The basic logic of this problem is fairly simple. Researchers must publish in order to succeed, and publishing is a competitive endeavour. Because there is a bias to publish significant and clean results, researchers (knowingly or unknowingly) use practices that often include flexible study designs, flexible statistical analyses and small sample sizes to obtain quick, publishable results. Unfortunately, these practices lead to increased false-positive findings.

Low statistical power

Low statistical power means that the ability of a study to detect genuinely true effects is low. As stated by Button et al., studies with low power produce more false negative results than high-powered studies. For example, studies should be powered at least at 80% to detect effects, but if studies in a given field are designed with a power of 20%, it means that if there are 100 genuinely non-null effects to be discovered, these studies will discover only 20 of them; the other 80 non-null effects will be missed and be reported as non-significant results (and likely end up in the file-drawer). Additionally, the lower the power of a study, the lower the probability that an observed effect that passes the significance threshold actually reflects a true effect. This is because only extremely large values reach significance when samples are small, and a sample of extreme values may have been drawn from a population where there is no true effect. Finally, even when an underpowered study discovers a true effect, the magnitude of the effect is likely to be exaggerated.
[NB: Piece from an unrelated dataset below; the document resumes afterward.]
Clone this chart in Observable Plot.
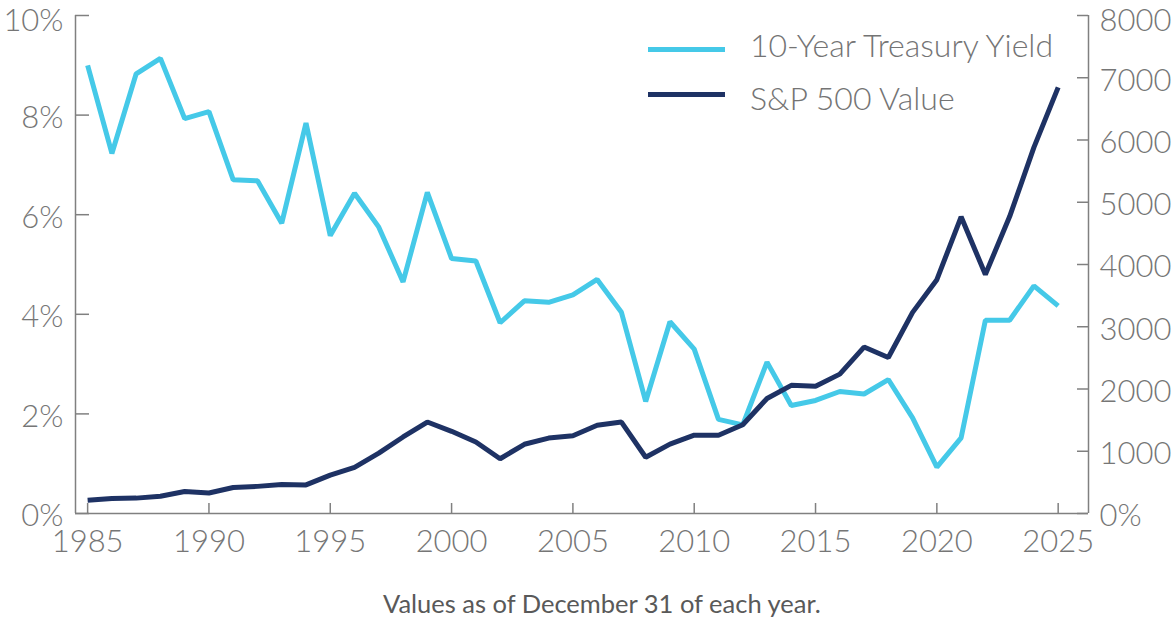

More to the point, when statistical power is low:

1. The probability of discovering a true effect is low.
2. Significant effects may not reflect true effects.
3. True significant effects are likely inflated.

Pretty scary stuff.

The consequences of underpowered studies do not end there. Some researchers base their ideas on the sample size of previous studies to determine the sample size of their own studies. This can be problematic if the original study was underpowered and the published effect was false or exaggerated; a follow-up study with the same sample size will, in most cases, find a smaller or absent effect. Also, when researchers perform sample size calculations, they often base these calculations on published values. Once again, this is problematic because published effects from studies with small sample sizes are often exaggerated.

Does neuroscience have a problem with low statistical power

Based on a review of meta-analyses covering various areas of neuroscience, Button et al found that the median power of studies was 20%, with range likely no more than between 8% and 31%.

What can be done?

Although Button et al paint a somewhat bleak picture, they do make suggestions of what researchers can do to remedy the problem of low statistical power:

1. Perform an a priori sample size calculation. Use existing literature to estimate size of the effect and try to power studies sufficiently to detect effects. Remember that larger samples provide more precise estimates of population parameters. If time or financial constraints result in an underpowered study, make it clear and acknowledge this limitation in the interpretation of the results.
2. Disclose methods and findings transparently. If intended analysis results in non-significant findings and you go on to explore the data, report the results as exploratory and do not hide the non-significant results in the file drawer.
3. Pre-register your study protocol and analysis plan. Pre-registration clarifies whether analyses are confirmatory or exploratory.
4. Make study materials and data available. This improves the quality of studies aimed at replicating and extending research findings. Providing raw data also allows for results to be confirmed and included in meta-analyses.
5. Work collaboratively to increase power and replicate findings. Combining data increases the total sample size and improves the use of resources.

Reference

Ioannidis JP (2005). Why most published research findings are false. PLoS Med 2: e124.

Button KS, Ioannidis JP, Mokrysz C, Nozek BA, Flint J, Robinson SJ, Munafo MR (2013). Power failure: why small sample size undermines the reliability of neuroscience. Nature Reviews Neuroscience, 14: 365-376.